_Available data_:
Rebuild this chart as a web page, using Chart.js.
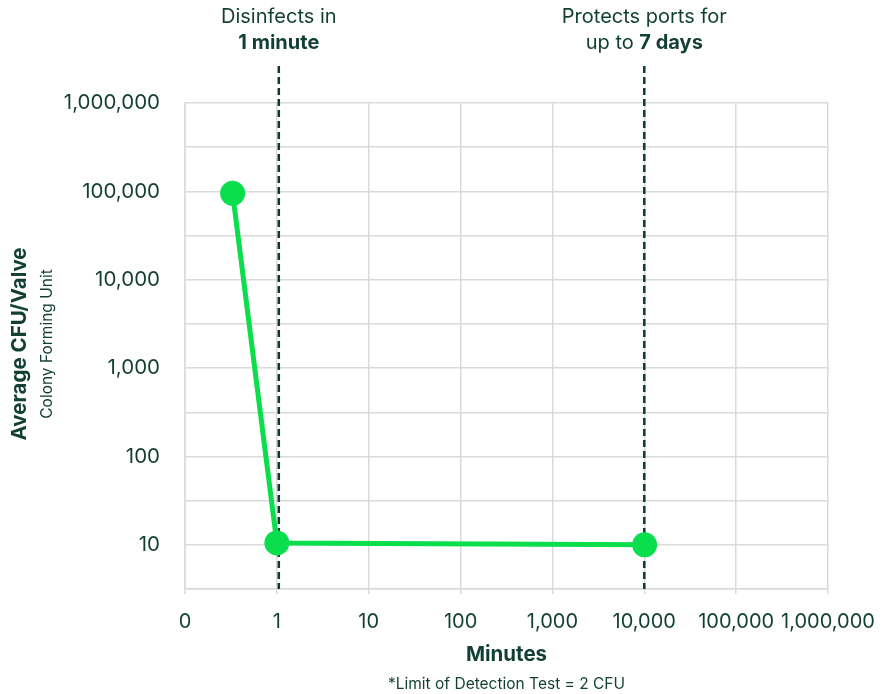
<!DOCTYPE html>
<html>
<head>
<meta charset="utf-8">
<script src="https://cdn.jsdelivr.net/npm/chart.js@4.4.0/dist/chart.umd.min.js"></script>
<style>
  html, body { margin: 0; padding: 0; background: #fff; }
  #wrap { width: 892px; height: 694px; }
</style>
</head>
<body>
<div id="wrap"><canvas id="chart" width="892" height="694"></canvas></div>
<script>
// data
const xTickLabels = ["0", "1", "10", "100", "1,000", "10,000", "100,000", "1,000,000"];
const minutes = [0.33, 1, 10080];
const cfu = [95000, 10.5, 10];
const yGridValues = [3.162, 10, 31.62, 100, 316.2, 1000, 3162, 10000, 31623, 100000, 316228, 1000000];
const yLabelValues = [10, 100, 1000, 10000, 100000, 1000000];
const markerMinutes = [1.05, 10000];

const ink = "#123f33";
const green = "#0ade4c";
const gridColor = "#dadada";
const font = "Inter";

// 0 sits at the left edge, then one step per decade
const toPos = (m) => (m === 0 ? 0 : Math.log10(m) + 1);

const points = minutes.map((m, i) => ({ x: toPos(m), y: cfu[i] }));

const decorations = {
  id: "decorations",
  beforeDatasetsDraw(chart) {
    const { ctx, chartArea, scales } = chart;
    ctx.save();
    ctx.strokeStyle = "#0f3a2e";
    ctx.lineWidth = 2.5;
    ctx.setLineDash([7, 4]);
    markerMinutes.forEach((m) => {
      const x = scales.x.getPixelForValue(toPos(m));
      ctx.beginPath();
      ctx.moveTo(x, 66);
      ctx.lineTo(x, chartArea.bottom);
      ctx.stroke();
    });
    ctx.restore();
  },
  afterDraw(chart) {
    const { ctx, chartArea, scales } = chart;
    const midX = (chartArea.left + chartArea.right) / 2;
    ctx.save();
    ctx.fillStyle = ink;
    ctx.textBaseline = "middle";
    ctx.textAlign = "center";

    // annotations above the dashed lines
    const x1 = scales.x.getPixelForValue(toPos(markerMinutes[0]));
    const x2 = scales.x.getPixelForValue(toPos(markerMinutes[1]));
    ctx.font = `400 20px ${font}`;
    ctx.fillText("Disinfects in", x1, 17);
    ctx.font = `700 20px ${font}`;
    ctx.fillText("1 minute", x1, 43);

    ctx.font = `400 20px ${font}`;
    ctx.fillText("Protects ports for", x2, 17);
    const a = "up to ";
    const b = "7 days";
    const wa = ctx.measureText(a).width;
    ctx.font = `700 20px ${font}`;
    const wb = ctx.measureText(b).width;
    const start = x2 - (wa + wb) / 2;
    ctx.textAlign = "left";
    ctx.font = `400 20px ${font}`;
    ctx.fillText(a, start, 43);
    ctx.font = `700 20px ${font}`;
    ctx.fillText(b, start + wa, 43);

    // x title and footnote
    ctx.textAlign = "center";
    ctx.font = `700 20.5px ${font}`;
    ctx.fillText("Minutes", midX, 655);
    ctx.font = `400 15.5px ${font}`;
    ctx.fillText("*Limit of Detection Test = 2 CFU", midX, 684);

    // y titles
    ctx.translate(20, 344);
    ctx.rotate(-Math.PI / 2);
    ctx.font = `700 20.5px ${font}`;
    ctx.fillText("Average CFU/Valve", 0, 0);
    ctx.font = `400 15.5px ${font}`;
    ctx.fillText("Colony Forming Unit", 0, 27);
    ctx.restore();
  }
};

new Chart(document.getElementById("chart").getContext("2d"), {
  type: "line",
  data: {
    datasets: [
      {
        data: points,
        borderColor: green,
        backgroundColor: green,
        borderWidth: 5,
        tension: 0,
        pointRadius: 12.5,
        pointBorderWidth: 0,
        pointBackgroundColor: green,
        clip: false
      }
    ]
  },
  options: {
    responsive: false,
    animation: false,
    layout: { padding: { left: 0, right: 64, top: 103, bottom: 0 } },
    plugins: { legend: { display: false }, tooltip: { enabled: false } },
    scales: {
      x: {
        type: "linear",
        min: 0,
        max: 7,
        afterFit: (s) => { s.height = 105; },
        afterBuildTicks: (s) => {
          s.ticks = xTickLabels.map((_, i) => ({ value: i }));
        },
        grid: { color: gridColor, lineWidth: 1.5, tickLength: 5 },
        border: { color: gridColor, width: 1.5 },
        ticks: {
          color: ink,
          font: { family: font, size: 20 },
          padding: 16,
          maxRotation: 0,
          autoSkip: false,
          callback: (v) => xTickLabels[v]
        }
      },
      y: {
        type: "logarithmic",
        min: yGridValues[0],
        max: 1000000,
        afterFit: (s) => { s.width = 185; },
        afterBuildTicks: (s) => {
          s.ticks = yGridValues.map((v) => ({ value: v }));
        },
        grid: { color: gridColor, lineWidth: 1.5, drawTicks: false },
        border: { color: gridColor, width: 1.5 },
        ticks: {
          color: ink,
          font: { family: font, size: 20.5 },
          padding: 25,
          autoSkip: false,
          callback: (v) => (yLabelValues.includes(v) ? v.toLocaleString("en-US") : "")
        }
      }
    }
  },
  plugins: [decorations]
});
</script>
</body>
</html>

_What needs to be done_: Images should not appear in the copy; retype the listing above exactly.

_Result of this exercise_:
Rebuild this chart as a web page, using Chart.js.
<!DOCTYPE html>
<html>
<head>
<meta charset="utf-8">
<script src="https://cdn.jsdelivr.net/npm/chart.js@4.4.0/dist/chart.umd.min.js"></script>
<style>
  html, body { margin: 0; padding: 0; background: #fff; }
  #wrap { width: 892px; height: 694px; }
</style>
</head>
<body>
<div id="wrap"><canvas id="chart" width="892" height="694"></canvas></div>
<script>
// data
const xTickLabels = ["0", "1", "10", "100", "1,000", "10,000", "100,000", "1,000,000"];
const minutes = [0.33, 1, 10080];
const cfu = [95000, 10.5, 10];
const yGridValues = [3.162, 10, 31.62, 100, 316.2, 1000, 3162, 10000, 31623, 100000, 316228, 1000000];
const yLabelValues = [10, 100, 1000, 10000, 100000, 1000000];
const markerMinutes = [1.05, 10000];

const ink = "#123f33";
const green = "#0ade4c";
const gridColor = "#dadada";
const font = "Inter";

// 0 sits at the left edge, then one step per decade
const toPos = (m) => (m === 0 ? 0 : Math.log10(m) + 1);

const points = minutes.map((m, i) => ({ x: toPos(m), y: cfu[i] }));

const decorations = {
  id: "decorations",
  beforeDatasetsDraw(chart) {
    const { ctx, chartArea, scales } = chart;
    ctx.save();
    ctx.strokeStyle = "#0f3a2e";
    ctx.lineWidth = 2.5;
    ctx.setLineDash([7, 4]);
    markerMinutes.forEach((m) => {
      const x = scales.x.getPixelForValue(toPos(m));
      ctx.beginPath();
      ctx.moveTo(x, 66);
      ctx.lineTo(x, chartArea.bottom);
      ctx.stroke();
    });
    ctx.restore();
  },
  afterDraw(chart) {
    const { ctx, chartArea, scales } = chart;
    const midX = (chartArea.left + chartArea.right) / 2;
    ctx.save();
    ctx.fillStyle = ink;
    ctx.textBaseline = "middle";
    ctx.textAlign = "center";

    // annotations above the dashed lines
    const x1 = scales.x.getPixelForValue(toPos(markerMinutes[0]));
    const x2 = scales.x.getPixelForValue(toPos(markerMinutes[1]));
    ctx.font = `400 20px ${font}`;
    ctx.fillText("Disinfects in", x1, 17);
    ctx.font = `700 20px ${font}`;
    ctx.fillText("1 minute", x1, 43);

    ctx.font = `400 20px ${font}`;
    ctx.fillText("Protects ports for", x2, 17);
    const a = "up to ";
    const b = "7 days";
    const wa = ctx.measureText(a).width;
    ctx.font = `700 20px ${font}`;
    const wb = ctx.measureText(b).width;
    const start = x2 - (wa + wb) / 2;
    ctx.textAlign = "left";
    ctx.font = `400 20px ${font}`;
    ctx.fillText(a, start, 43);
    ctx.font = `700 20px ${font}`;
    ctx.fillText(b, start + wa, 43);

    // x title and footnote
    ctx.textAlign = "center";
    ctx.font = `700 20.5px ${font}`;
    ctx.fillText("Minutes", midX, 655);
    ctx.font = `400 15.5px ${font}`;
    ctx.fillText("*Limit of Detection Test = 2 CFU", midX, 684);

    // y titles
    ctx.translate(20, 344);
    ctx.rotate(-Math.PI / 2);
    ctx.font = `700 20.5px ${font}`;
    ctx.fillText("Average CFU/Valve", 0, 0);
    ctx.font = `400 15.5px ${font}`;
    ctx.fillText("Colony Forming Unit", 0, 27);
    ctx.restore();
  }
};

new Chart(document.getElementById("chart").getContext("2d"), {
  type: "line",
  data: {
    datasets: [
      {
        data: points,
        borderColor: green,
        backgroundColor: green,
        borderWidth: 5,
        tension: 0,
        pointRadius: 12.5,
        pointBorderWidth: 0,
        pointBackgroundColor: green,
        clip: false
      }
    ]
  },
  options: {
    responsive: false,
    animation: false,
    layout: { padding: { left: 0, right: 64, top: 103, bottom: 0 } },
    plugins: { legend: { display: false }, tooltip: { enabled: false } },
    scales: {
      x: {
        type: "linear",
        min: 0,
        max: 7,
        afterFit: (s) => { s.height = 105; },
        afterBuildTicks: (s) => {
          s.ticks = xTickLabels.map((_, i) => ({ value: i }));
        },
        grid: { color: gridColor, lineWidth: 1.5, tickLength: 5 },
        border: { color: gridColor, width: 1.5 },
        ticks: {
          color: ink,
          font: { family: font, size: 20 },
          padding: 16,
          maxRotation: 0,
          autoSkip: false,
          callback: (v) => xTickLabels[v]
        }
      },
      y: {
        type: "logarithmic",
        min: yGridValues[0],
        max: 1000000,
        afterFit: (s) => { s.width = 185; },
        afterBuildTicks: (s) => {
          s.ticks = yGridValues.map((v) => ({ value: v }));
        },
        grid: { color: gridColor, lineWidth: 1.5, drawTicks: false },
        border: { color: gridColor, width: 1.5 },
        ticks: {
          color: ink,
          font: { family: font, size: 20.5 },
          padding: 25,
          autoSkip: false,
          callback: (v) => (yLabelValues.includes(v) ? v.toLocaleString("en-US") : "")
        }
      }
    }
  },
  plugins: [decorations]
});
</script>
</body>
</html>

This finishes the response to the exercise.